How Buying a Waterloo Region Home will Affect Your Credit Rating
For many Waterloo Region homebuyers, especially first-timers, long before they can actually get a mortgage and close a deal on the perfect home some time has to be spent building up a credit rating that will not only qualify them for a home loan in the first place but also help them get the best possible terms and interest rates on such a loan.
Once they have achieved a good credit status though many do wonder – and worry – exactly what buying the house will do to their newly positive credit reputation.
Buying a home will indeed have an effect on your credit rating and, in some ways, that effect, at least temporarily, will be a negative one. Here is a short explanation about why that will happen and how long these changes will last.
Shopping for a Mortgage
The savvy homebuyer does usually take some time to shop around for the best possible mortgage, and that will likely mean submitting several different applications.
Each lender applied to will then run a check on the applicant’s credit. Known formally as a hard credit inquiry, each one of these will temporarily knock a point or two off your credit score.
You can minimize the impact of this drop, however. Once you are ready to shop for a mortgage try to ensure that all credit inquiries will be made in the same 30-day period.
That is because if that is the case then you will only be penalized once. Some lenders do now also perform what is known as a ‘soft’ inquiry initially, which does not affect your credit score, so you may want to ask what kind of check a lender performs. Otherwise, you may find that a number of credit inquiries spread out over a couple of months will have a noticeable negative effect.
You will also often find that working with a mortgage broker helps as they will be able to help you avoid ‘overshopping’ for a mortgage, thus decreasing the number of hits on your credit.
After You Sign the Loan Documents
Not too long after you sign your mortgage documents your new loan will be reported to the credit bureaus. The amount of total debt a person carries is a significant factor in determining their credit score and as a mortgage is a significant debt then yes, initially it will have a negative impact on your credit.
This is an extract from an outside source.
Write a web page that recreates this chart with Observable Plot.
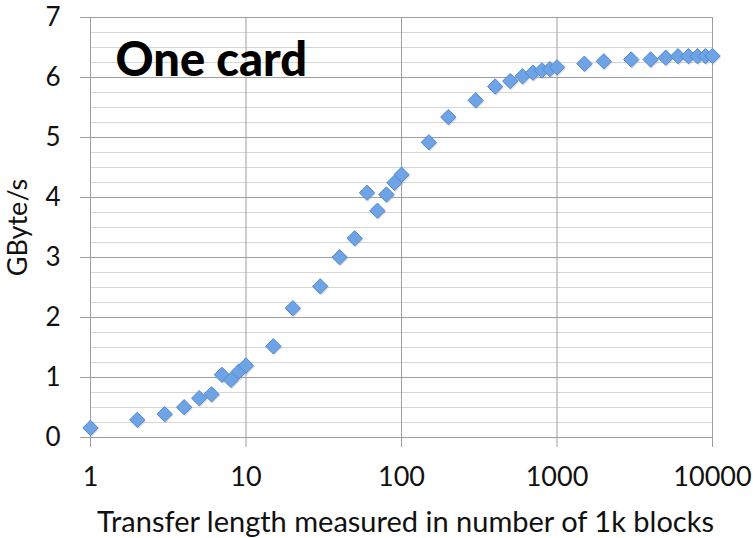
<!DOCTYPE html>
<html>
<head>
<meta charset="utf-8">
<script src="https://cdn.jsdelivr.net/npm/d3@7"></script>
<script src="https://cdn.jsdelivr.net/npm/@observablehq/plot@0.6"></script>
<style>
  html, body { margin: 0; padding: 0; background: #fff; }
</style>
</head>
<body>
<div id="chart"></div>
<script>
const blocks = [1,2,3,4,5,6,7,8,9,10,15,20,30,40,50,60,70,80,90,100,150,200,300,400,500,600,700,800,900,1000,1500,2000,3000,4000,5000,6000,7000,8000,9000,10000];
const gbytes = [0.16,0.295,0.39,0.505,0.655,0.72,1.045,0.96,1.10,1.20,1.52,2.155,2.52,3.005,3.32,4.08,3.78,4.05,4.245,4.38,4.92,5.34,5.62,5.85,5.94,6.02,6.08,6.12,6.14,6.17,6.23,6.27,6.30,6.30,6.33,6.355,6.355,6.355,6.355,6.36];
const xTicks = [1,10,100,1000,10000];
const yTicks = [0,1,2,3,4,5,6,7];
const yMinor = [0.25,0.5,0.75,1.25,1.5,1.75,2.25,2.5,2.75,3.25,3.5,3.75,4.25,4.5,4.75,5.25,5.5,5.75,6.25,6.5,6.75];
const titleText = ["One card"];
const xLabel = ["Transfer length measured in number of 1k blocks"];
const yLabel = ["GByte/s"];

const data = blocks.map((b, i) => ({x: b, y: gbytes[i]}));
const major = "#9e9e9e";

const chart = Plot.plot({
  width: 753,
  height: 538,
  marginLeft: 90,
  marginRight: 41,
  marginTop: 17,
  marginBottom: 101,
  x: {type: "log", domain: [1, 10000]},
  y: {domain: [0, 7]},
  style: {fontFamily: "Lato, 'Open Sans', sans-serif", background: "white", color: "#111"},
  marks: [
    Plot.ruleY(yMinor, {stroke: "#d6d6d6", strokeWidth: 1}),
    Plot.ruleY(yTicks, {stroke: major, strokeWidth: 1}),
    Plot.ruleX(xTicks, {stroke: major, strokeWidth: 1}),
    Plot.axisY({ticks: yTicks, tickSize: 10, tickPadding: 20, stroke: major, fill: "#111", fontSize: 26, label: null, tickFormat: d => String(d)}),
    Plot.axisX({ticks: xTicks, tickSize: 10, tickPadding: 19, stroke: major, fill: "#111", fontSize: 27, label: null, tickFormat: d => String(d)}),
    Plot.dot(data, {x: "x", y: "y", symbol: "diamond2", r: 6.9, fill: "#999", fillOpacity: 0.35, stroke: "none", dx: 1, dy: 1.5}),
    Plot.dot(data, {x: "x", y: "y", symbol: "diamond2", r: 6.9, fill: "#6ea3e5", stroke: "#5088d2", strokeWidth: 1}),
    Plot.text(titleText, {text: d => d, frameAnchor: "top-left", dx: 25, dy: 25, lineAnchor: "top", textAnchor: "start", fontSize: 47, fontWeight: 900, fill: "#000"}),
    Plot.text(yLabel, {text: d => d, frameAnchor: "left", dx: -72, rotate: -90, textAnchor: "middle", lineAnchor: "middle", fontSize: 27, fill: "#111"}),
    Plot.text(xLabel, {text: d => d, frameAnchor: "bottom", dx: 4, dy: 85, textAnchor: "middle", lineAnchor: "middle", fontSize: 29, fill: "#111"})
  ]
});
document.getElementById("chart").appendChild(chart);
</script>
</body>
</html>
On the upside, a mortgage is considered to be an installment debt (car and student loans are two other examples of installment debt) which is more favorably regarded than a revolving debt like a credit card.
Make on-time payments for three to six months though and our credit rating will go right back up and will probably even improve.
Why Your Score Will Eventually Improve
As long as you make your monthly mortgage payment on time as the months go on your credit will build up steadily as you continue to prove to potential lenders that you are indeed a responsible credit risk. This is an excellent reason to set up a standing bank draft to autopay your home loan every month, so that you can ensure that forgetting to look at the calendar, or a slow postal service, does not affect your good ‘credit name’.